Sunday, November 27, 2022

A fresh look at municipals is needed: Free Press Journal, 26th November 2022

 

The RBI has recently brought out a study on municipal finances and has recommended that they should be borrowing more in the market. However, for such activity to take place, several reforms are needed to ensure that they are run on sound lines.

Gokhale Bridge is a name that has been in the news and is now familiar to all residents of Mumbai, and it speaks a lot about how municipalities are run and why they fail. The bridge connects the Eastern and Western sides of Andheri on the Western line, and the storyline goes like this.

During the monsoon in 2018 a part of the bridge collapsed, resulting in casualties. The bridge was under renovation for four years, during which time only half the bridge was operational for traffic moving on both sides. Simultaneously another flyover was commissioned from the highway to the start of Gokhale Bridge which is now in a precarious state. The side roads, which saw traffic crawl for four years, deteriorated with potholes and were never repaired. Curiously, post the collapse of Morbi Bridge in Gujarat, a report was flashed to say that the bridge is dangerous and cannot be used. It has been shut down. A new one is to be built now by September 2023. And more recently, VJTI and IIT have been asked to submit reports on whether the same should be open to light vehicular traffic because of public umbrage.
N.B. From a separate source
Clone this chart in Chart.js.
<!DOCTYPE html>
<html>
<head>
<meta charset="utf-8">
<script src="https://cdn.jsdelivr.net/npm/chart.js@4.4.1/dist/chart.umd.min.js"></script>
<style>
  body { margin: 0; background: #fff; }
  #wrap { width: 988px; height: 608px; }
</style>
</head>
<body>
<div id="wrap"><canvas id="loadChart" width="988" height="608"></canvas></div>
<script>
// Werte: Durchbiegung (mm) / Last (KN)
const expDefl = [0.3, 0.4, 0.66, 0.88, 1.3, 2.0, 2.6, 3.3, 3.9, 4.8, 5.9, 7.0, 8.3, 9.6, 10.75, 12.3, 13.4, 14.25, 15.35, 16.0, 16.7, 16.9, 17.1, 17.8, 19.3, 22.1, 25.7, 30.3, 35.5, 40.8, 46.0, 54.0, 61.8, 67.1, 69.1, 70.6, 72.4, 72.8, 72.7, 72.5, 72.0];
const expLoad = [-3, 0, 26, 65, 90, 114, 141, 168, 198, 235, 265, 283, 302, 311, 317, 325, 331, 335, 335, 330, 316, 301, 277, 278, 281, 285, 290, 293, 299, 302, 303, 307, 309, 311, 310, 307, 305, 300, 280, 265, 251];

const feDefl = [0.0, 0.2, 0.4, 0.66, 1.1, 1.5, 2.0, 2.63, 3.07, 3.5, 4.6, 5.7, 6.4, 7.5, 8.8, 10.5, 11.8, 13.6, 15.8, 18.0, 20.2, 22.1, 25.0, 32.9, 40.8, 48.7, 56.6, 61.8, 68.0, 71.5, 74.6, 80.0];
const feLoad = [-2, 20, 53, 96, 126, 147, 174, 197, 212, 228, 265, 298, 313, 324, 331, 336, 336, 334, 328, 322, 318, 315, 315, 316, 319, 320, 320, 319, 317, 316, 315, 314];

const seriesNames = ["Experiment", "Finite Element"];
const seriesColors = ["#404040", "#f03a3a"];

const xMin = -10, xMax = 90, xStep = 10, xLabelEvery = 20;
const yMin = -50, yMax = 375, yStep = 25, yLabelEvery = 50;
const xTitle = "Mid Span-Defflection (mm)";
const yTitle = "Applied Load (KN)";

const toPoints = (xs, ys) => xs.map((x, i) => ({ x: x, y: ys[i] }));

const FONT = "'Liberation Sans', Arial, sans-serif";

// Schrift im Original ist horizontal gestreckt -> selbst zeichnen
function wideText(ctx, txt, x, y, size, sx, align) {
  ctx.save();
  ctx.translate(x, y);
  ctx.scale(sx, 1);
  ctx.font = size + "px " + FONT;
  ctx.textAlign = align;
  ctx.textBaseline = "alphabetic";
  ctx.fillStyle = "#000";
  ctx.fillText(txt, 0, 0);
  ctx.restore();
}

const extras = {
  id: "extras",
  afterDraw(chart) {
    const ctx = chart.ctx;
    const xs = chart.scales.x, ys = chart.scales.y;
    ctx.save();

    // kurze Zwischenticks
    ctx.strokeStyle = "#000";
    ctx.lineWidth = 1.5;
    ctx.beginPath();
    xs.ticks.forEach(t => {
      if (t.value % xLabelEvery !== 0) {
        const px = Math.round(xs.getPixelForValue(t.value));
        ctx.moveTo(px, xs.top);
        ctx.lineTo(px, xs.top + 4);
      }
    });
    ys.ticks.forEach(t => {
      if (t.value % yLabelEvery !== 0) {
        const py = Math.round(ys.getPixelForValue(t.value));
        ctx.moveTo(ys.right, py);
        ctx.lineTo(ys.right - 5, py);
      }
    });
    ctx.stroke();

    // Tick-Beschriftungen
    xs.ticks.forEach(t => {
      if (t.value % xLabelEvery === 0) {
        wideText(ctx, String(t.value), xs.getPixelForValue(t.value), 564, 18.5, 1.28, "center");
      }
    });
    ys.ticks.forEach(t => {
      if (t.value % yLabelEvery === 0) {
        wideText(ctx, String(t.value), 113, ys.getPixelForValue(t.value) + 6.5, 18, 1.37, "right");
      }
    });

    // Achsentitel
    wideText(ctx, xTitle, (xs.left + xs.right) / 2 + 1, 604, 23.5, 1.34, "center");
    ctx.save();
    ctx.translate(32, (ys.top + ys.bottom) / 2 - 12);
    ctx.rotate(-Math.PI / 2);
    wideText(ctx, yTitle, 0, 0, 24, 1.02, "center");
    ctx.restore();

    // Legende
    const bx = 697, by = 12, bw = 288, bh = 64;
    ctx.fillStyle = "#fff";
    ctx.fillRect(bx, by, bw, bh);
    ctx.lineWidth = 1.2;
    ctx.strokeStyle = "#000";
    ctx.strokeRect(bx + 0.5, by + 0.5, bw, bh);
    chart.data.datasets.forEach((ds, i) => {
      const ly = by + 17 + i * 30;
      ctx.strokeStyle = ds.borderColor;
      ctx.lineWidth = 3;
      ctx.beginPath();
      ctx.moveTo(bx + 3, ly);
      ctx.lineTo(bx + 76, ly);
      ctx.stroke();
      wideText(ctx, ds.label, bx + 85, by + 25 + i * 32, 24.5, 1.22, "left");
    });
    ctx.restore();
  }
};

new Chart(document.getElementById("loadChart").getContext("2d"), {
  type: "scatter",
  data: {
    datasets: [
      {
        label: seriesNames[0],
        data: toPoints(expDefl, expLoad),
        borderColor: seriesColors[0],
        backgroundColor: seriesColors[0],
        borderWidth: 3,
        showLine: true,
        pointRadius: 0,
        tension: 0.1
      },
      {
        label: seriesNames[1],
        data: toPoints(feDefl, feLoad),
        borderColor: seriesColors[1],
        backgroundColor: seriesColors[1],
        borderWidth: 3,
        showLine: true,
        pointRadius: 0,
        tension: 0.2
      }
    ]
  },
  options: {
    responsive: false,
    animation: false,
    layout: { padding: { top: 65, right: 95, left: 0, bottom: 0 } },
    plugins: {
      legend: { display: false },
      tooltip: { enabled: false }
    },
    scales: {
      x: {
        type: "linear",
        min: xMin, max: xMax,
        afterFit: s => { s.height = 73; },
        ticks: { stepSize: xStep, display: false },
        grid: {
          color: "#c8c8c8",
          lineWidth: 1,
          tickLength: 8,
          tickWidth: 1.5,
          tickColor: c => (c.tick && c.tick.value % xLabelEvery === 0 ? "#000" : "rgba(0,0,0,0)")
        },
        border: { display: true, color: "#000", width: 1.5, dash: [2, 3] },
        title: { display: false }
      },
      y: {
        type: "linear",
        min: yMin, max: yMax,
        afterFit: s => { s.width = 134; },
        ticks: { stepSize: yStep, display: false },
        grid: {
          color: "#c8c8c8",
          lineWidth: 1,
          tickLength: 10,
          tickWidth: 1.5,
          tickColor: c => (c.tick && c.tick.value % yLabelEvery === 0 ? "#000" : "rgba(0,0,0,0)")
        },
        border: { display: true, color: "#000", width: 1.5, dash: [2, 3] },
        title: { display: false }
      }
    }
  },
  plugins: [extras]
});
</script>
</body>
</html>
This story is both hilarious and serious. Wasn’t Gokhale Bridge under renovation for four years? If it could not be done in four years how it can be done in less than a year? Who takes responsibility for nothing being done all along? Why are authorities enthusiastic in getting new bridges built where the contract sizes are large, but never take responsibility for repairing roads? How can a decision to build a new connecting flyover be taken without being sure of the viability of Gokhale Bridge? Till the issue came up, no one was even sure whether it was the responsibility of the BMC or the Railways to break, renovate or construct the bridge. How can a bridge which has been certified by experts to be unsafe again be open to opinion over being selectively operational?

This is the problem with most municipal corporations in the country which are inefficient in terms of delivery of services. The stories of Bengaluru and Gurugram are well known where due to unplanned concretisation of roads, monsoon leads to flooding of magnitudes never witnessed in these cities as the drainage systems have not been provided.

The problems with municipal bodies are manifold. They are run by political parties which win popular vote. The officials are bureaucrats who move the files. Most projects are outsourced to contractors. Maintenance is outsourced. Construction and plan designs are outsourced. Consultants with the best pedigree are appointed to guide. If all the practical work is being done by outsiders, does it then make sense to privatise them? This question is far-fetched, because municipal bodies are part of the federal structure enshrined in the Constitution.

The RBI has recently brought out a study on municipal finances and has recommended that they should be borrowing more in the market. However, for such activity to take place, several reforms are needed to ensure that they are run on sound lines. The problems of the large municipal corporations is not about finance as they are cash-rich (the BMC has over Rs 90,000 crore in fixed deposits). The problems are on the operational side.

First, the governance structures are fragile as there is a lot of politics mixed with administrative and financial subjects. The link with state Governments is strong and there could be other Government agencies involved in carrying out specific functions. Second, the process of charting out responsibility is not clear. This means that while funds are allocated, there is no way of ascertaining how the money is spent and whether the terms of engagement with contractors are being enforced. Third, there are no efficiency benchmarks that are monitored on a day-to-day basis, like the case of potholes being addressed during monsoons. Fourth, given the system of governance, accounts are not available on time and are hard to understand as the systems used differ between states and the Centre. Hence, even statistical evaluation is a challenge with data coming with big lags. Budget numbers are aspirations and come long after the year begins for most local bodies.

In such a situation there will always be a trust deficit when it comes to investing in municipal bonds, as the chain of responsibility is not known. Also investors would always judge municipal corporations not entirely on their finances but also what they see around them. The case of Gokhale Bridge (and there are many such projects in different cities) is an example of how projects are undertaken and probably abandoned at times.

It will be useful to get credit rating agencies to do a detailed evaluation of how these municipal bodies are run and provide a rating which goes beyond what is revealed in outdated budgets and financial reports that are presently available. The CRAs should be empowered to have access to all possible data on the subject (which is not easily available today). Agencies like CARE, CRISIL, ICRA have had a very good track record of rating of municipals and would have to extend the approach to cover the physical side of their operations. This would mean moving around the cities and observing whether or not the basic functions of a local body are being carried out, and evaluate the status of projects when awarding a rating.

This can be extended to also use this rating as a basis for additional funding being provided to the body. Alternatively a performance-based reward can be given to the staff of the municipal body, based on this rating. We need to think differently.